● Task material:
......

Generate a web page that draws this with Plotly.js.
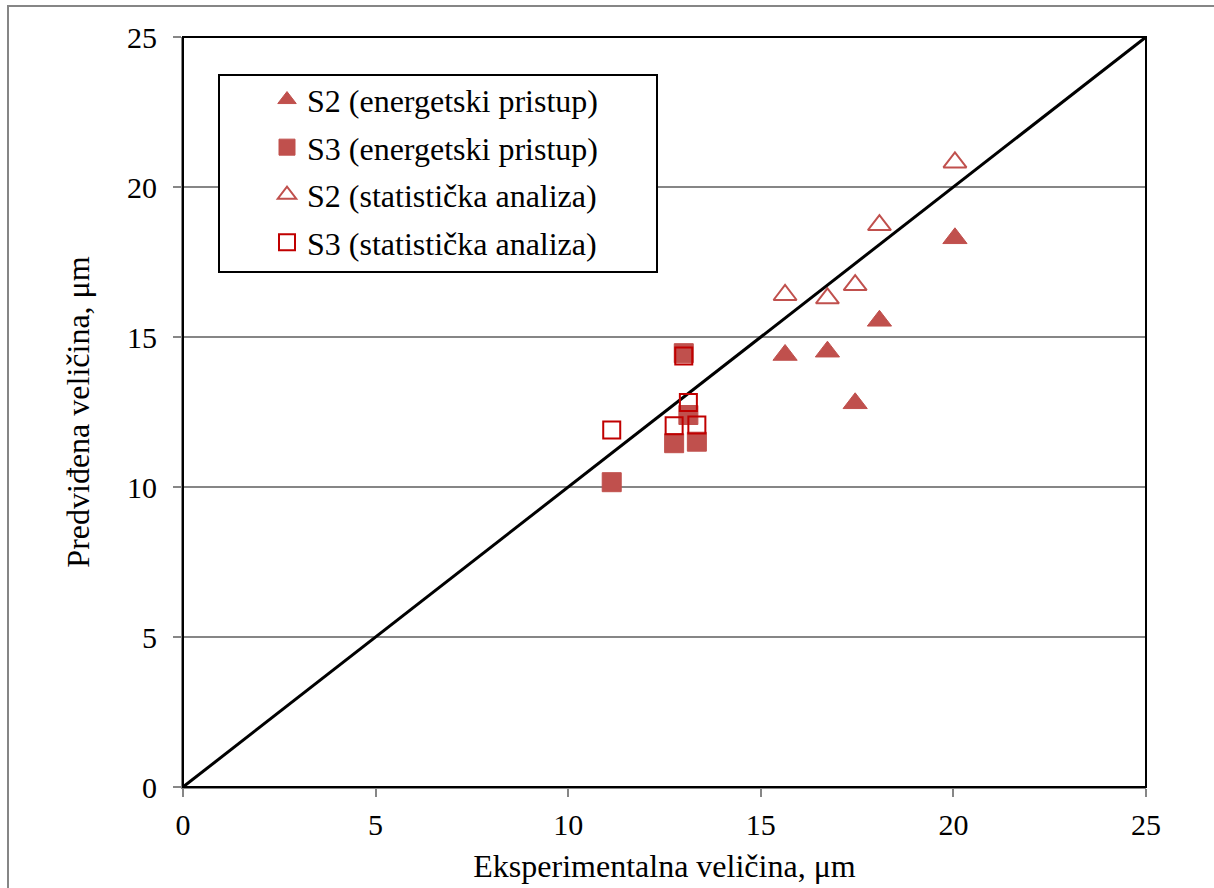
<!DOCTYPE html>
<html>
<head>
<meta charset="utf-8">
<script src="https://cdn.plot.ly/plotly-3.0.1.min.js"></script>
<style>html,body{margin:0;padding:0;background:#fff;}#chart{width:1214px;height:888px;}</style>
</head>
<body>
<div id="chart"></div>
<script>
// S2 (energetski pristup) - filled triangles
const s2EnergX = [15.63, 16.73, 17.45, 18.08, 20.04];
const s2EnergY = [14.40, 14.51, 12.79, 15.54, 18.29];
// S3 (energetski pristup) - filled squares
const s3EnergX = [11.13, 12.75, 13.00, 13.12, 13.34];
const s3EnergY = [10.16, 11.46, 14.46, 12.40, 11.51];
// S2 (statistička analiza) - open triangles
const s2StatX = [15.63, 16.73, 17.45, 18.08, 20.04];
const s2StatY = [16.40, 16.29, 16.73, 18.73, 20.82];
// S3 (statistička analiza) - open squares
const s3StatX = [11.13, 12.75, 13.00, 13.12, 13.34];
const s3StatY = [11.90, 12.04, 14.37, 12.82, 12.07];
// reference line y = x
const lineX = [0, 25];
const lineY = [0, 25];
const tickVals = [0, 5, 10, 15, 20, 25];

const names = ['S2 (energetski pristup)', 'S3 (energetski pristup)', 'S2 (statistička analiza)', 'S3 (statistička analiza)'];

const traces = [
  {x: lineX, y: lineY, mode: 'lines', line: {color: '#000000', width: 3}, showlegend: false, hoverinfo: 'skip'},
  {x: s2EnergX, y: s2EnergY, mode: 'markers', name: names[0], legendgroup: 'a',
   marker: {symbol: 'triangle-up', size: 21, color: '#C0504D', line: {color: '#C0504D', width: 1}}},
  {x: s3EnergX, y: s3EnergY, mode: 'markers', name: names[1], legendgroup: 'b',
   marker: {symbol: 'square', size: 19, color: '#C0504D', line: {color: '#C0504D', width: 1}}},
  {x: s2StatX, y: s2StatY, mode: 'markers', name: names[2], legendgroup: 'c',
   marker: {symbol: 'triangle-up-open', size: 20, color: '#C0504D', line: {color: '#C0504D', width: 2}}},
  {x: s3StatX, y: s3StatY, mode: 'markers', name: names[3], legendgroup: 'd',
   marker: {symbol: 'square-open', size: 17, color: '#C00000', line: {color: '#C00000', width: 2}}}
];

const fontFam = '"Liberation Serif", "Times New Roman", serif';

const layout = {
  width: 1214, height: 888,
  margin: {l: 183, r: 68, t: 37, b: 101},
  paper_bgcolor: '#ffffff', plot_bgcolor: '#ffffff',
  font: {family: fontFam, color: '#000000', size: 30},
  xaxis: {
    range: [0, 25], tickvals: tickVals, ticktext: tickVals.map(String),
    showgrid: false, zeroline: false, showline: true, linecolor: '#868686', linewidth: 2,
    ticks: 'outside', ticklen: 8, tickcolor: '#868686', tickwidth: 2,
    tickfont: {family: fontFam, size: 30}, ticklabelstandoff: 2,
    title: {text: 'Eksperimentalna veličina, μm', font: {family: fontFam, size: 32}, standoff: 15}
  },
  yaxis: {
    range: [0, 25], tickvals: tickVals, ticktext: tickVals.map(String),
    showgrid: true, gridcolor: '#868686', gridwidth: 2, zeroline: false,
    showline: true, linecolor: '#868686', linewidth: 2,
    ticks: 'outside', ticklen: 8, tickcolor: '#868686', tickwidth: 2,
    tickfont: {family: fontFam, size: 30}, ticklabelstandoff: 10,
    title: {text: 'Predviđena veličina, μm', font: {family: fontFam, size: 32}, standoff: 28}
  },
  legend: {
    x: (267 - 183) / 963, y: 0.953, xanchor: 'left', yanchor: 'top',
    bgcolor: 'rgba(0,0,0,0)', borderwidth: 0,
    font: {family: fontFam, size: 32},
    traceorder: 'grouped', tracegroupgap: 3, itemwidth: 30
  },
  shapes: [
    {type: 'rect', xref: 'paper', yref: 'paper', x0: 0, x1: 1, y0: 0, y1: 1,
     line: {color: '#000000', width: 2}, layer: 'above'},
    {type: 'rect', xref: 'paper', yref: 'paper', x0: (8 - 183) / 963, x1: 1.5, y0: -0.5, y1: (787 - 6) / 750,
     line: {color: '#868686', width: 2}, layer: 'below'},
    {type: 'rect', xref: 'paper', yref: 'paper',
     x0: (219 - 183) / 963, x1: (657 - 183) / 963, y0: (787 - 272) / 750, y1: (787 - 75) / 750,
     fillcolor: '#ffffff', line: {color: '#000000', width: 2}, layer: 'above'}
  ],
  showlegend: true
};

Plotly.newPlot('chart', traces, layout, {displayModeBar: false, staticPlot: true});
</script>
</body>
</html>
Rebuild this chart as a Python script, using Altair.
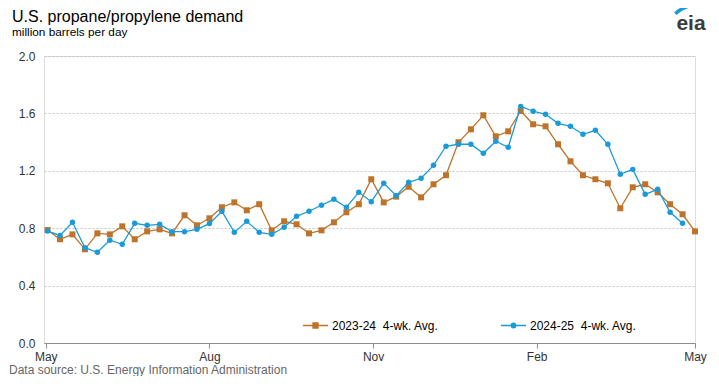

......

● To be done:
From the records given above, reproduce all text exactly and exclude each picture.

● Solution for this problem:
Generate a web page that draws this with Plotly.js.
<!DOCTYPE html>
<html>
<head>
<meta charset="utf-8">
<script src="https://cdn.plot.ly/plotly-3.0.1.min.js"></script>
<style>html,body{margin:0;padding:0;background:#fff;}#chart{width:1214px;height:888px;}</style>
</head>
<body>
<div id="chart"></div>
<script>
// S2 (energetski pristup) - filled triangles
const s2EnergX = [15.63, 16.73, 17.45, 18.08, 20.04];
const s2EnergY = [14.40, 14.51, 12.79, 15.54, 18.29];
// S3 (energetski pristup) - filled squares
const s3EnergX = [11.13, 12.75, 13.00, 13.12, 13.34];
const s3EnergY = [10.16, 11.46, 14.46, 12.40, 11.51];
// S2 (statistička analiza) - open triangles
const s2StatX = [15.63, 16.73, 17.45, 18.08, 20.04];
const s2StatY = [16.40, 16.29, 16.73, 18.73, 20.82];
// S3 (statistička analiza) - open squares
const s3StatX = [11.13, 12.75, 13.00, 13.12, 13.34];
const s3StatY = [11.90, 12.04, 14.37, 12.82, 12.07];
// reference line y = x
const lineX = [0, 25];
const lineY = [0, 25];
const tickVals = [0, 5, 10, 15, 20, 25];

const names = ['S2 (energetski pristup)', 'S3 (energetski pristup)', 'S2 (statistička analiza)', 'S3 (statistička analiza)'];

const traces = [
  {x: lineX, y: lineY, mode: 'lines', line: {color: '#000000', width: 3}, showlegend: false, hoverinfo: 'skip'},
  {x: s2EnergX, y: s2EnergY, mode: 'markers', name: names[0], legendgroup: 'a',
   marker: {symbol: 'triangle-up', size: 21, color: '#C0504D', line: {color: '#C0504D', width: 1}}},
  {x: s3EnergX, y: s3EnergY, mode: 'markers', name: names[1], legendgroup: 'b',
   marker: {symbol: 'square', size: 19, color: '#C0504D', line: {color: '#C0504D', width: 1}}},
  {x: s2StatX, y: s2StatY, mode: 'markers', name: names[2], legendgroup: 'c',
   marker: {symbol: 'triangle-up-open', size: 20, color: '#C0504D', line: {color: '#C0504D', width: 2}}},
  {x: s3StatX, y: s3StatY, mode: 'markers', name: names[3], legendgroup: 'd',
   marker: {symbol: 'square-open', size: 17, color: '#C00000', line: {color: '#C00000', width: 2}}}
];

const fontFam = '"Liberation Serif", "Times New Roman", serif';

const layout = {
  width: 1214, height: 888,
  margin: {l: 183, r: 68, t: 37, b: 101},
  paper_bgcolor: '#ffffff', plot_bgcolor: '#ffffff',
  font: {family: fontFam, color: '#000000', size: 30},
  xaxis: {
    range: [0, 25], tickvals: tickVals, ticktext: tickVals.map(String),
    showgrid: false, zeroline: false, showline: true, linecolor: '#868686', linewidth: 2,
    ticks: 'outside', ticklen: 8, tickcolor: '#868686', tickwidth: 2,
    tickfont: {family: fontFam, size: 30}, ticklabelstandoff: 2,
    title: {text: 'Eksperimentalna veličina, μm', font: {family: fontFam, size: 32}, standoff: 15}
  },
  yaxis: {
    range: [0, 25], tickvals: tickVals, ticktext: tickVals.map(String),
    showgrid: true, gridcolor: '#868686', gridwidth: 2, zeroline: false,
    showline: true, linecolor: '#868686', linewidth: 2,
    ticks: 'outside', ticklen: 8, tickcolor: '#868686', tickwidth: 2,
    tickfont: {family: fontFam, size: 30}, ticklabelstandoff: 10,
    title: {text: 'Predviđena veličina, μm', font: {family: fontFam, size: 32}, standoff: 28}
  },
  legend: {
    x: (267 - 183) / 963, y: 0.953, xanchor: 'left', yanchor: 'top',
    bgcolor: 'rgba(0,0,0,0)', borderwidth: 0,
    font: {family: fontFam, size: 32},
    traceorder: 'grouped', tracegroupgap: 3, itemwidth: 30
  },
  shapes: [
    {type: 'rect', xref: 'paper', yref: 'paper', x0: 0, x1: 1, y0: 0, y1: 1,
     line: {color: '#000000', width: 2}, layer: 'above'},
    {type: 'rect', xref: 'paper', yref: 'paper', x0: (8 - 183) / 963, x1: 1.5, y0: -0.5, y1: (787 - 6) / 750,
     line: {color: '#868686', width: 2}, layer: 'below'},
    {type: 'rect', xref: 'paper', yref: 'paper',
     x0: (219 - 183) / 963, x1: (657 - 183) / 963, y0: (787 - 272) / 750, y1: (787 - 75) / 750,
     fillcolor: '#ffffff', line: {color: '#000000', width: 2}, layer: 'above'}
  ],
  showlegend: true
};

Plotly.newPlot('chart', traces, layout, {displayModeBar: false, staticPlot: true});
</script>
</body>
</html>
Rebuild this chart as a Python script, using Altair.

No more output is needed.